Over the past two years we have continued our strong tradition of partnering with agencies around the country to conduct action-research and evaluation that is firmly grounded in racial equity principles. One of our newer evaluation partnerships is opening a portal for us to explore authentic centering of community in mental health with a strong Africentric lens. This partnership has been especially inspirational for me, and is starting to influence our future agenda in our evaluation offerings and beyond!
Additionally, these past two years have inspired new directions in our Racial Equity for IECMH Workforce Development Division. The robust agenda of Healing Justice-centered programming we’ve offered over the past two years is made possible by unrestricted funding from two committed philanthropic organizations who practice ‘trust-based philanthropy’. Indeed, Healing Justice principles are also present in the way we are resourced to do our work! In our field, we refer to this alignment as the ‘parallel process.’

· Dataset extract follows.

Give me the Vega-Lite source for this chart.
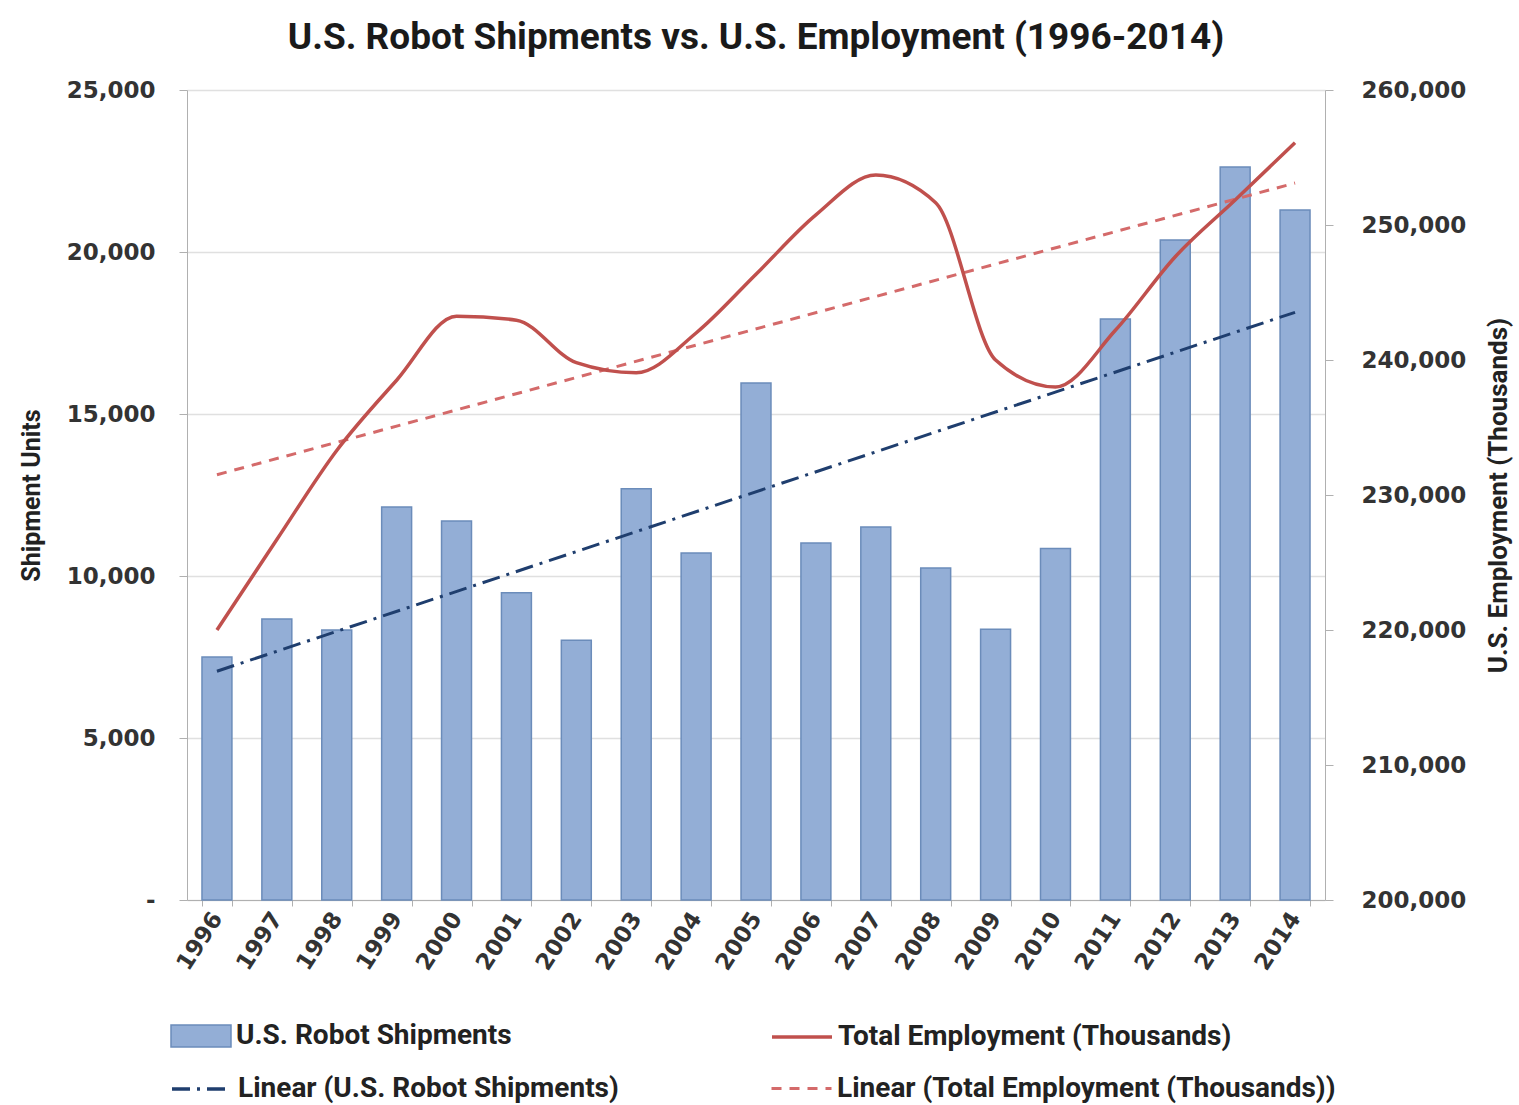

I remain humbled as I bear witness to how our beautiful, loving, compassionate, talented team is living into Healing Justice principles and bringing our audacious dreams to life.
In love and light,
- Dr. Eva Marie Shivers, Executive Director
* Healing Justice is operationalized by Loretta Pyle (2019) and the Kindred Healing Justice Collective. Healing Justice enters holistic approaches to understanding, healing, and disrupting intergenerational trauma and cycles of violence. Emphasizes the importance of both personal healing and collective, community-based efforts to transform the impacts of oppression. Engages practices that connect mind, body, spirit, and land as interconnected dimensions of well-being. Recognizes that all people are relationally and systemically interconnected, shaping both harm and healing processes. Aims to transform organizational and institutional conditions that affect worker well-being, rights, and empowerment. Understands that joy and pleasure create possibility to be in right relationship with ourselves, one another, and the land.